Plotting code records
####
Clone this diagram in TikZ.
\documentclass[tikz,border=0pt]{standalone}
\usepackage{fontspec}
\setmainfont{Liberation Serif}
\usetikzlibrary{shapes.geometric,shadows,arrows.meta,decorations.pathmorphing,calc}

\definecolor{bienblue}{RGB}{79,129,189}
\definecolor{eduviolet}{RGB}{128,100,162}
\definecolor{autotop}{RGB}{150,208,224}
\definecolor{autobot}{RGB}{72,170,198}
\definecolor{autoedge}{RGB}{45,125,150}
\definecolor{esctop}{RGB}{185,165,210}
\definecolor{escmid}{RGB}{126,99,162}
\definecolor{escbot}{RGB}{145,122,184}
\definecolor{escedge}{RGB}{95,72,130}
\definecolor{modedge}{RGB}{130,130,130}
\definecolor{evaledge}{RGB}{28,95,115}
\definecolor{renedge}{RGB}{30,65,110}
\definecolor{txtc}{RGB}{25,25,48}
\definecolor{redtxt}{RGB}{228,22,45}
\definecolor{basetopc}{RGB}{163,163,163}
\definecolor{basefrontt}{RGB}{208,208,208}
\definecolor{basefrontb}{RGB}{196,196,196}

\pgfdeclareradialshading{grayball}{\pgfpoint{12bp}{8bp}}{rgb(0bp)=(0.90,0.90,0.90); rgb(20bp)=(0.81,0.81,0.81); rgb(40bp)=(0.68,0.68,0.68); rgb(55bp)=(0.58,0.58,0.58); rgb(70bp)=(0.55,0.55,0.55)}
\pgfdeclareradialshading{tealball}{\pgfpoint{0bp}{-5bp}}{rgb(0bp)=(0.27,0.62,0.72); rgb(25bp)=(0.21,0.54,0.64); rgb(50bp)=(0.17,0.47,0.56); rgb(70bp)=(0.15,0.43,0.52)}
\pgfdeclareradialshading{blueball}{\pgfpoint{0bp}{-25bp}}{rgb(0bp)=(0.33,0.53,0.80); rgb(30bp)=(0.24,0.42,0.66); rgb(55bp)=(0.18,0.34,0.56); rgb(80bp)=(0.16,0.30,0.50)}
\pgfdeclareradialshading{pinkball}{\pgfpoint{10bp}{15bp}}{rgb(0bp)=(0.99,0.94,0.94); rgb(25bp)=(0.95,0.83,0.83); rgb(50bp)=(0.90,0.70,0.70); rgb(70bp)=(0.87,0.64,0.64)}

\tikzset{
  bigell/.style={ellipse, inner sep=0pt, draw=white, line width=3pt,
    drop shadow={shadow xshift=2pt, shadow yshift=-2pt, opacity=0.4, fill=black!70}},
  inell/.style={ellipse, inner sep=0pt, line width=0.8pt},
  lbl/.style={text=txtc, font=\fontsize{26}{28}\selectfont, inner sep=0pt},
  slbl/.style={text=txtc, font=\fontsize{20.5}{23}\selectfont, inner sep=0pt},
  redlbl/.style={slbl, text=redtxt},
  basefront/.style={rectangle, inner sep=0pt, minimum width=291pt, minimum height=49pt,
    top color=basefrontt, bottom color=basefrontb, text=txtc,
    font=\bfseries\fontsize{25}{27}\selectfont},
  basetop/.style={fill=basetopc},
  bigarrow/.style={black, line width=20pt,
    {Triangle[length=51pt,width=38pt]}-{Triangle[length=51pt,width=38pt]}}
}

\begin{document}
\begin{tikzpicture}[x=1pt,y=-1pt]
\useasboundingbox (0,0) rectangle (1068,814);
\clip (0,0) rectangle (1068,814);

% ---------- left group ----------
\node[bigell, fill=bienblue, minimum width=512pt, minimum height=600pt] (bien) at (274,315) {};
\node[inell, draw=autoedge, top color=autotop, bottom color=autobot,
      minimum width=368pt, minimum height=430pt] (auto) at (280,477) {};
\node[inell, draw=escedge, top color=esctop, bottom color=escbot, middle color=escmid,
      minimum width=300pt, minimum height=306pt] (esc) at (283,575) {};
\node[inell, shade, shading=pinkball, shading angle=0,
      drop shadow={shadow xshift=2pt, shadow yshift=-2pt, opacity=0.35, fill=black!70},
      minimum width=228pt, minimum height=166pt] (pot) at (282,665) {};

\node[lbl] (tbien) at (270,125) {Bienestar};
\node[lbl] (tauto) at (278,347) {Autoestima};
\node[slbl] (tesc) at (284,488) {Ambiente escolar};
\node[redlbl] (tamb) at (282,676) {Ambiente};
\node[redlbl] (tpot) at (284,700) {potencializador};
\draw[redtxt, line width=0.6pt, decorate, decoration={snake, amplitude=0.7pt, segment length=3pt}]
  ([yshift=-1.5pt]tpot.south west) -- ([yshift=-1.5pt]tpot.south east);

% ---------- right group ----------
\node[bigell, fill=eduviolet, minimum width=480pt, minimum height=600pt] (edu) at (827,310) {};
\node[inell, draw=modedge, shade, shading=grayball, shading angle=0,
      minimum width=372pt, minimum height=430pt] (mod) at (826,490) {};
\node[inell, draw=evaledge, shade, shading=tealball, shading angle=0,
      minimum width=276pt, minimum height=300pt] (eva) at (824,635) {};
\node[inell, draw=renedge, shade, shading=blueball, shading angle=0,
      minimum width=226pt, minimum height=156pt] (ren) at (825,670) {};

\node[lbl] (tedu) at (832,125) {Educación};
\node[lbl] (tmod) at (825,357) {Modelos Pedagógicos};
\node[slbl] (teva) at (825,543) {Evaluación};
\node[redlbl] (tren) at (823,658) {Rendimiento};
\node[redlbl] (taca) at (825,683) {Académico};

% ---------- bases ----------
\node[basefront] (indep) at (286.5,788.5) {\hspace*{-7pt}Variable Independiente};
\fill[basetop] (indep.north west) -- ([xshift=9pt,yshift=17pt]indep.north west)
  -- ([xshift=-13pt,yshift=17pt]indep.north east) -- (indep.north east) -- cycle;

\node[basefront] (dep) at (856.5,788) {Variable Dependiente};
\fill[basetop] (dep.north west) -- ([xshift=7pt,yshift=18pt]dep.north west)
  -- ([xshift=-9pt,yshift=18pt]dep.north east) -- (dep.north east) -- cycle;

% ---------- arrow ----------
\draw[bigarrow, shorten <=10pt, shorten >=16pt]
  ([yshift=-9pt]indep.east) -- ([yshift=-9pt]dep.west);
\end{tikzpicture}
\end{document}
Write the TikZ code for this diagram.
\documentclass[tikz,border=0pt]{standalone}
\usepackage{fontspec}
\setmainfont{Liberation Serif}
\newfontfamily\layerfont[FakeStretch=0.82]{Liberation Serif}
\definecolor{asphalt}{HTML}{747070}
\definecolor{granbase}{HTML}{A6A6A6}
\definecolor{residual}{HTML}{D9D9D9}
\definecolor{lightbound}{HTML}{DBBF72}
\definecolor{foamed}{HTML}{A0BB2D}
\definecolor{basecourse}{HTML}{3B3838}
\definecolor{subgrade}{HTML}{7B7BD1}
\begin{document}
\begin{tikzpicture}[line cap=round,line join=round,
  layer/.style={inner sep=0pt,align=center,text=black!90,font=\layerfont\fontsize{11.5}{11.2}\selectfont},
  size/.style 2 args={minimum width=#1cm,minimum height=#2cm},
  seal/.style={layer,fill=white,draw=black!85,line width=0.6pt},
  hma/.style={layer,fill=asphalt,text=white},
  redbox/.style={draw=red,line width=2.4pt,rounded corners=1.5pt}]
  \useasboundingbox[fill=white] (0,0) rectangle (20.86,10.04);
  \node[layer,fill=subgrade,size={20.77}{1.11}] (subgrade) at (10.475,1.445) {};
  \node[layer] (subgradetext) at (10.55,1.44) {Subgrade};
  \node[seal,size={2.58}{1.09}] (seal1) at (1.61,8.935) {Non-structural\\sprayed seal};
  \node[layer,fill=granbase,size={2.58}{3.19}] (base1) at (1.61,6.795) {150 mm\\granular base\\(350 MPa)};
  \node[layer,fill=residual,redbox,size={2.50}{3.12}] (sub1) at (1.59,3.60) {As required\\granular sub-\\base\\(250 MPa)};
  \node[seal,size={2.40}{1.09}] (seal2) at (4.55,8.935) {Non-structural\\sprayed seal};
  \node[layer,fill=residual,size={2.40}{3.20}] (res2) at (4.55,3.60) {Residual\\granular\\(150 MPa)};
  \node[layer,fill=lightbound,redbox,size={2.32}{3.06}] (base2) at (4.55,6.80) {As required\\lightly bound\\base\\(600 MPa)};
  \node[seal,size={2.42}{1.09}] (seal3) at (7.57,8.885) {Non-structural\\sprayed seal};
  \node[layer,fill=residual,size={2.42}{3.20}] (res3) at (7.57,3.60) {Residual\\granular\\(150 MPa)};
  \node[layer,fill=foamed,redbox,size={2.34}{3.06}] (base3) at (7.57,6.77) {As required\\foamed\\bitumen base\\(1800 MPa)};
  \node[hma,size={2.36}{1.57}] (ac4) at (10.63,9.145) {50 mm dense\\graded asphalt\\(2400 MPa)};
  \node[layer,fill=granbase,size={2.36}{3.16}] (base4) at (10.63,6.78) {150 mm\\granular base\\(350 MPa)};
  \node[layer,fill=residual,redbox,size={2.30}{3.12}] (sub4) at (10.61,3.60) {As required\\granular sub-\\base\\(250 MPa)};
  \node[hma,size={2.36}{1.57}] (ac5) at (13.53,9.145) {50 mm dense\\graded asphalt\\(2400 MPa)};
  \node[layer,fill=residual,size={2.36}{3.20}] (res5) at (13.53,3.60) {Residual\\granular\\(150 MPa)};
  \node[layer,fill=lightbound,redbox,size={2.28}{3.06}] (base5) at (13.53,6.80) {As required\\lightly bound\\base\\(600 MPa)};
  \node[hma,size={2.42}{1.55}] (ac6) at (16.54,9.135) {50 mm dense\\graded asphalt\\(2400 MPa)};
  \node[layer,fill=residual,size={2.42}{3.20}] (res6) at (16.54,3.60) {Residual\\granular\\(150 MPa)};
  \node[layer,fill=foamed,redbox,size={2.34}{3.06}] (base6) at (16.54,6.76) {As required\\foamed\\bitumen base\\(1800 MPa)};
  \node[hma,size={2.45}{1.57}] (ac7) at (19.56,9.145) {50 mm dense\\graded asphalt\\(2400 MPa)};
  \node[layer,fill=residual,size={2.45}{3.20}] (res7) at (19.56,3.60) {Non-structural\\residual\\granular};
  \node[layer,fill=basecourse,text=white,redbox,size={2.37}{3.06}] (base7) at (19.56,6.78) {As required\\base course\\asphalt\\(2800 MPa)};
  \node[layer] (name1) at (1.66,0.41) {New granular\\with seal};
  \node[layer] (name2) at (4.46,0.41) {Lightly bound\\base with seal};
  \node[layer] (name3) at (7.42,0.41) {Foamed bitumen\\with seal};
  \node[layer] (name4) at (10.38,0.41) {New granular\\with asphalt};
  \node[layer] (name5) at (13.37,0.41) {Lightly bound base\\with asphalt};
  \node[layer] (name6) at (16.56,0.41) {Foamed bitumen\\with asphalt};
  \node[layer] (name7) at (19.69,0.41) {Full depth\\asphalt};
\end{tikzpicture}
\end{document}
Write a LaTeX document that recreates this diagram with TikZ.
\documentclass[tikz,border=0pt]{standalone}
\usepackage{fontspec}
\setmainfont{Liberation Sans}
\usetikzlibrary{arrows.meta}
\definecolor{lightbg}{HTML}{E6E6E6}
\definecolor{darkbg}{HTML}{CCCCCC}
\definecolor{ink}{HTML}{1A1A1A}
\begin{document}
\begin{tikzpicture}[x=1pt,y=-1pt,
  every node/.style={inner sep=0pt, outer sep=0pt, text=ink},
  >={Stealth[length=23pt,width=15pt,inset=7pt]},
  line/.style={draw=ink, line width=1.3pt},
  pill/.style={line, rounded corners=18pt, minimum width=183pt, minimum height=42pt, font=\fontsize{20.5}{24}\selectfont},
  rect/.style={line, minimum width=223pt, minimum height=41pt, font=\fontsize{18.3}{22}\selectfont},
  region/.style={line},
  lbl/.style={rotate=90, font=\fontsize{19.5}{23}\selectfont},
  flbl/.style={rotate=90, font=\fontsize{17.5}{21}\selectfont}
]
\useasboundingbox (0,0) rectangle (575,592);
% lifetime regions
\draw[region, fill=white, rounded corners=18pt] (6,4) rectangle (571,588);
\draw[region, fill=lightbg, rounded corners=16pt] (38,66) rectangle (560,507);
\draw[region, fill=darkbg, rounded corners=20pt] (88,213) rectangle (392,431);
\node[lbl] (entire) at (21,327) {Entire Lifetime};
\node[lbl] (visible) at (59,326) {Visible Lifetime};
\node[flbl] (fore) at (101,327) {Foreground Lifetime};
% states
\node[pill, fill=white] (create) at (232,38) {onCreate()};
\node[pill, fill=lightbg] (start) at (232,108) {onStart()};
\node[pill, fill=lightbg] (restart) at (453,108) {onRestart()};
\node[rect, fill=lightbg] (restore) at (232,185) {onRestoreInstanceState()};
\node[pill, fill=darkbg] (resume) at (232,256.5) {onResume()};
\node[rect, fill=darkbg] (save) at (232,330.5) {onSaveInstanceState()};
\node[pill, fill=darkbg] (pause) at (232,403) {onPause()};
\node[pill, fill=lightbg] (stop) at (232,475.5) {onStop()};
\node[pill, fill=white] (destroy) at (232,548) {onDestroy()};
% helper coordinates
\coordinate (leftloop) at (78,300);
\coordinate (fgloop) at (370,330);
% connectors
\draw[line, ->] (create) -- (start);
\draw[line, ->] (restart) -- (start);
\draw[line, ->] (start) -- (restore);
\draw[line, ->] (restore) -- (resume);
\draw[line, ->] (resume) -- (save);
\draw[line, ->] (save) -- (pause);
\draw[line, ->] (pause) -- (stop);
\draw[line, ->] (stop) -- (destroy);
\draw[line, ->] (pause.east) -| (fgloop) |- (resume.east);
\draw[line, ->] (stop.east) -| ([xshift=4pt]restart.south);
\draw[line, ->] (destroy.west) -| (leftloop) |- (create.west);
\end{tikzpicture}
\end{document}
####
What you are asked to do
Say how many lines include the word "this"; reply with the number alone.

The solution
3